Ce qui nous amène au dernier candidat :

7/ La déflation en zone euro

Retour au point de départ. Il semble que l’argument de la capitulation progressive quant aux anticipations d’inflation soit en fait dominant pour ce qui est de l’occurrence des taux négatifs, ce qui incite à miser sur une certaine durée du phénomène : la BCE elle-même dans ses prévisions (bâties pourtant sur des hypothèses très optimistes) reconnait que sa cible d’inflation CPI à 2%/an ne serait pas respectée avant longtemps. Les anticipations s’adaptent, et le goût pour la sécurité fait le reste, surtout si la réglementation et la géopolitique s’en mêlent.

Au fond, on a oublié que la politique monétaire n’est pas une histoire de taux d’intérêt mais une histoire d’offre et de demande de base monétaire. Dans une phase où les agents sont craintifs, ils veulent couper dans les dépenses et se désendetter : il y a hausse de la demande de monnaie. Mais l’offre n’a pas suivie, la BCE n’a pas étendue son bilan dans les mêmes proportions. Et, pendant qu’on se focalise sur de petites variations de taux nominaux, les grands écarts monétaires se creusent, la déflation s’installe.

Conclusion

"Un taux bas, ce n’est pas le signe que la politique monétaire est accommodante, c’est le signe qu’elle a été restrictive", Milton Friedman.

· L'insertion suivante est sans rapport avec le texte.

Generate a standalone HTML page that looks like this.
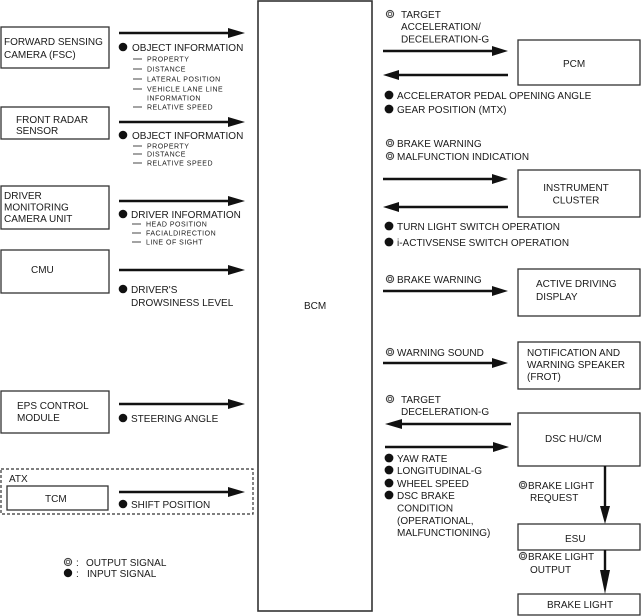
<!DOCTYPE html>
<html>
<head>
<meta charset="utf-8">
<style>
  html,body{margin:0;padding:0;background:#fff;}
  svg{display:block;}
  text{font-family:"Liberation Sans",Arial,sans-serif;fill:#1a1a1a;font-size:10px;}
  .s{font-size:7px;letter-spacing:0.5px;}
  .box{fill:#fff;stroke:#333;stroke-width:1.3;}
  .ln{stroke:#111;stroke-width:2.4;}
  .hd{fill:#111;}
  .sd{stroke:#333;stroke-width:0.9;}
</style>
</head>
<body>
<svg width="642" height="616" viewBox="0 0 642 616" xmlns="http://www.w3.org/2000/svg">
  <!-- BCM -->
  <rect x="258" y="1" width="114" height="610" class="box" style="stroke-width:1.6"/>
  <text x="304" y="309">BCM</text>

  <!-- ===== LEFT SIDE ===== -->
  <!-- FSC -->
  <rect x="1" y="27" width="108" height="41" class="box"/>
  <text x="4" y="45">FORWARD SENSING</text>
  <text x="4" y="58">CAMERA (FSC)</text>
  <line x1="119" y1="33" x2="230" y2="33" class="ln"/>
  <polygon points="228,28 245,33 228,38" class="hd"/>
  <circle cx="123" cy="47" r="4.3" fill="#111"/>
  <text x="132" y="51">OBJECT INFORMATION</text>
  <line x1="133" y1="59" x2="142" y2="59" class="sd"/>
  <text x="147" y="61.5" class="s">PROPERTY</text>
  <line x1="133" y1="69" x2="142" y2="69" class="sd"/>
  <text x="147" y="71.5" class="s">DISTANCE</text>
  <line x1="133" y1="79" x2="142" y2="79" class="sd"/>
  <text x="147" y="81.5" class="s">LATERAL POSITION</text>
  <line x1="133" y1="89" x2="142" y2="89" class="sd"/>
  <text x="147" y="91.5" class="s">VEHICLE LANE LINE</text>
  <text x="147" y="100.5" class="s">INFORMATION</text>
  <line x1="133" y1="107" x2="142" y2="107" class="sd"/>
  <text x="147" y="109.5" class="s">RELATIVE SPEED</text>

  <!-- Front radar -->
  <rect x="1" y="107" width="108" height="32" class="box"/>
  <text x="16" y="123">FRONT RADAR</text>
  <text x="16" y="134">SENSOR</text>
  <line x1="119" y1="122" x2="230" y2="122" class="ln"/>
  <polygon points="228,117 245,122 228,127" class="hd"/>
  <circle cx="123" cy="135" r="4.3" fill="#111"/>
  <text x="132" y="139">OBJECT INFORMATION</text>
  <line x1="133" y1="146" x2="142" y2="146" class="sd"/>
  <text x="147" y="148.5" class="s">PROPERTY</text>
  <line x1="133" y1="154" x2="142" y2="154" class="sd"/>
  <text x="147" y="156.5" class="s">DISTANCE</text>
  <line x1="133" y1="163" x2="142" y2="163" class="sd"/>
  <text x="147" y="165.5" class="s">RELATIVE SPEED</text>

  <!-- Driver monitoring -->
  <rect x="1" y="186" width="108" height="43" class="box"/>
  <text x="4" y="199">DRIVER</text>
  <text x="4" y="210.5">MONITORING</text>
  <text x="4" y="222">CAMERA UNIT</text>
  <line x1="119" y1="201" x2="230" y2="201" class="ln"/>
  <polygon points="228,196 245,201 228,206" class="hd"/>
  <circle cx="123" cy="214" r="4.3" fill="#111"/>
  <text x="131" y="218">DRIVER INFORMATION</text>
  <line x1="132" y1="224" x2="141" y2="224" class="sd"/>
  <text x="146" y="226.5" class="s">HEAD POSITION</text>
  <line x1="132" y1="233" x2="141" y2="233" class="sd"/>
  <text x="146" y="235.5" class="s">FACIALDIRECTION</text>
  <line x1="132" y1="242" x2="141" y2="242" class="sd"/>
  <text x="146" y="244.5" class="s">LINE OF SIGHT</text>

  <!-- CMU -->
  <rect x="1" y="250" width="108" height="43" class="box"/>
  <text x="31" y="273">CMU</text>
  <line x1="119" y1="270" x2="230" y2="270" class="ln"/>
  <polygon points="228,265 245,270 228,275" class="hd"/>
  <circle cx="123" cy="289" r="4.3" fill="#111"/>
  <text x="131" y="293">DRIVER'S</text>
  <text x="131" y="306">DROWSINESS LEVEL</text>

  <!-- EPS -->
  <rect x="1" y="391" width="108" height="42" class="box"/>
  <text x="17" y="409">EPS CONTROL</text>
  <text x="17" y="421">MODULE</text>
  <line x1="119" y1="404" x2="230" y2="404" class="ln"/>
  <polygon points="228,399 245,404 228,409" class="hd"/>
  <circle cx="123" cy="418" r="4.3" fill="#111"/>
  <text x="131" y="422">STEERING ANGLE</text>

  <!-- ATX / TCM -->
  <rect x="1" y="469" width="252" height="45" fill="none" stroke="#333" stroke-width="1.2" stroke-dasharray="3,2"/>
  <text x="9" y="482">ATX</text>
  <rect x="7" y="486" width="101" height="24" class="box"/>
  <text x="45" y="502">TCM</text>
  <line x1="119" y1="492" x2="230" y2="492" class="ln"/>
  <polygon points="228,487 245,492 228,497" class="hd"/>
  <circle cx="123" cy="504" r="4.3" fill="#111"/>
  <text x="131" y="508">SHIFT POSITION</text>

  <!-- Legend -->
  <circle cx="68" cy="562" r="3.6" fill="none" stroke="#444" stroke-width="1.1"/>
  <circle cx="68" cy="562" r="1.8" fill="none" stroke="#444" stroke-width="0.9"/>
  <text x="76" y="566">:</text>
  <text x="86" y="566">OUTPUT SIGNAL</text>
  <circle cx="68" cy="573" r="4.2" fill="#111"/>
  <text x="76" y="577">:</text>
  <text x="87" y="577">INPUT SIGNAL</text>

  <!-- ===== RIGHT SIDE ===== -->
  <!-- PCM -->
  <circle cx="390" cy="14" r="3.6" fill="none" stroke="#444" stroke-width="1.1"/>
  <circle cx="390" cy="14" r="1.8" fill="none" stroke="#444" stroke-width="0.9"/>
  <text x="401" y="18">TARGET</text>
  <text x="401" y="30">ACCELERATION/</text>
  <text x="401" y="42.5">DECELERATION-G</text>
  <line x1="383" y1="51" x2="494" y2="51" class="ln"/>
  <polygon points="492,46 508,51 492,56" class="hd"/>
  <line x1="397" y1="75" x2="508" y2="75" class="ln"/>
  <polygon points="399,70 383,75 399,80" class="hd"/>
  <rect x="518" y="40" width="122" height="45" class="box"/>
  <text x="563" y="67">PCM</text>
  <circle cx="389" cy="95" r="4.4" fill="#111"/>
  <text x="397" y="99">ACCELERATOR PEDAL OPENING ANGLE</text>
  <circle cx="389" cy="109" r="4.4" fill="#111"/>
  <text x="397" y="113">GEAR POSITION (MTX)</text>

  <!-- Instrument cluster -->
  <circle cx="390" cy="143" r="3.6" fill="none" stroke="#444" stroke-width="1.1"/>
  <circle cx="390" cy="143" r="1.8" fill="none" stroke="#444" stroke-width="0.9"/>
  <text x="397" y="147">BRAKE WARNING</text>
  <circle cx="390" cy="156" r="3.6" fill="none" stroke="#444" stroke-width="1.1"/>
  <circle cx="390" cy="156" r="1.8" fill="none" stroke="#444" stroke-width="0.9"/>
  <text x="397" y="160">MALFUNCTION INDICATION</text>
  <line x1="383" y1="179" x2="494" y2="179" class="ln"/>
  <polygon points="492,174 508,179 492,184" class="hd"/>
  <line x1="397" y1="207" x2="508" y2="207" class="ln"/>
  <polygon points="399,202 383,207 399,212" class="hd"/>
  <rect x="518" y="170" width="122" height="47" class="box"/>
  <text x="576" y="191" text-anchor="middle">INSTRUMENT</text>
  <text x="576" y="203.5" text-anchor="middle">CLUSTER</text>
  <circle cx="389" cy="226" r="4.4" fill="#111"/>
  <text x="397" y="230">TURN LIGHT SWITCH OPERATION</text>
  <circle cx="389" cy="242" r="4.4" fill="#111"/>
  <text x="397" y="246">i-ACTIVSENSE SWITCH OPERATION</text>

  <!-- Active driving display -->
  <circle cx="390" cy="279" r="3.6" fill="none" stroke="#444" stroke-width="1.1"/>
  <circle cx="390" cy="279" r="1.8" fill="none" stroke="#444" stroke-width="0.9"/>
  <text x="397" y="283">BRAKE WARNING</text>
  <line x1="383" y1="291" x2="494" y2="291" class="ln"/>
  <polygon points="492,286 508,291 492,296" class="hd"/>
  <rect x="518" y="269" width="122" height="47" class="box"/>
  <text x="536" y="287">ACTIVE DRIVING</text>
  <text x="536" y="300">DISPLAY</text>

  <!-- Notification speaker -->
  <circle cx="390" cy="352" r="3.6" fill="none" stroke="#444" stroke-width="1.1"/>
  <circle cx="390" cy="352" r="1.8" fill="none" stroke="#444" stroke-width="0.9"/>
  <text x="397" y="356">WARNING SOUND</text>
  <line x1="383" y1="363" x2="494" y2="363" class="ln"/>
  <polygon points="492,358 508,363 492,368" class="hd"/>
  <rect x="518" y="342" width="122" height="47" class="box"/>
  <text x="527" y="356">NOTIFICATION AND</text>
  <text x="527" y="368">WARNING SPEAKER</text>
  <text x="527" y="380">(FROT)</text>

  <!-- DSC HU/CM -->
  <circle cx="390" cy="399" r="3.6" fill="none" stroke="#444" stroke-width="1.1"/>
  <circle cx="390" cy="399" r="1.8" fill="none" stroke="#444" stroke-width="0.9"/>
  <text x="401" y="403">TARGET</text>
  <text x="401" y="415">DECELERATION-G</text>
  <line x1="400" y1="424" x2="511" y2="424" class="ln"/>
  <polygon points="402,419 385,424 402,429" class="hd"/>
  <line x1="385" y1="447" x2="495" y2="447" class="ln"/>
  <polygon points="493,442 509,447 493,452" class="hd"/>
  <rect x="518" y="413" width="122" height="53" class="box"/>
  <text x="545" y="442">DSC HU/CM</text>
  <circle cx="389" cy="458" r="4.4" fill="#111"/>
  <text x="397" y="462">YAW RATE</text>
  <circle cx="389" cy="470" r="4.4" fill="#111"/>
  <text x="397" y="474">LONGITUDINAL-G</text>
  <circle cx="389" cy="483" r="4.4" fill="#111"/>
  <text x="397" y="487">WHEEL SPEED</text>
  <circle cx="389" cy="495" r="4.4" fill="#111"/>
  <text x="397" y="499">DSC BRAKE</text>
  <text x="397" y="511.5">CONDITION</text>
  <text x="397" y="524">(OPERATIONAL,</text>
  <text x="397" y="536">MALFUNCTIONING)</text>

  <!-- ESU chain -->
  <circle cx="523" cy="485" r="3.6" fill="none" stroke="#444" stroke-width="1.1"/>
  <circle cx="523" cy="485" r="1.8" fill="none" stroke="#444" stroke-width="0.9"/>
  <text x="528" y="489">BRAKE LIGHT</text>
  <text x="530" y="501">REQUEST</text>
  <line x1="605" y1="466" x2="605" y2="508" class="ln"/>
  <polygon points="600,506 605,524 610,506" class="hd"/>
  <rect x="518" y="524" width="122" height="26" class="box"/>
  <text x="565" y="542">ESU</text>
  <circle cx="523" cy="556" r="3.6" fill="none" stroke="#444" stroke-width="1.1"/>
  <circle cx="523" cy="556" r="1.8" fill="none" stroke="#444" stroke-width="0.9"/>
  <text x="528" y="560">BRAKE LIGHT</text>
  <text x="530" y="573">OUTPUT</text>
  <line x1="605" y1="550" x2="605" y2="572" class="ln"/>
  <polygon points="600,570 605,594 610,570" class="hd"/>
  <rect x="518" y="594" width="122" height="21" class="box"/>
  <text x="547" y="608">BRAKE LIGHT</text>
</svg>
</body>
</html>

En zone euro, nous sommes déjà aux taux nuls ou négatifs, en raison d’une déflation larvée qui résulte des choix de nos banquiers centraux. Les erreurs du Japon ont été fidèlement reproduites, mais avec en plus le flight to quality intra-européen. Nous allons y rester tant qu’une vaste reflation ne sera pas mis en œuvre. Si la BCE s’obstine dans une attitude germano-allemande, si l’inflation refuse de revenir vers sa cible et si les doutes existentiels reviennent sur la monnaie unique, les taux peuvent s’enfoncer bien plus loin qu’aujourd’hui dans la négativité, jusqu’à la partie longue de la courbe.  

Il faut expliquer inlassablement aux épargnants que le rendement réel diffère du nominal, et que le monde est encore plein d’opportunités nominales et réelles (et de taux encore très loin de la négativité : le 5 ans souverain mexicain, qui est assez peu risqué et libellé dans une monnaie peu chère, rapporte 5% tous les ans). Nous pouvons ainsi faire des taux nominaux négatifs des atouts. Ils nous poussent en effet à actualiser différemment, à mieux diversifier, à envisager des placements plus longs et plus FX, à mieux dialoguer avec les épargnants/clients/contribuables, et au fond à chercher la valeur plus que des rendements nominaux de court terme.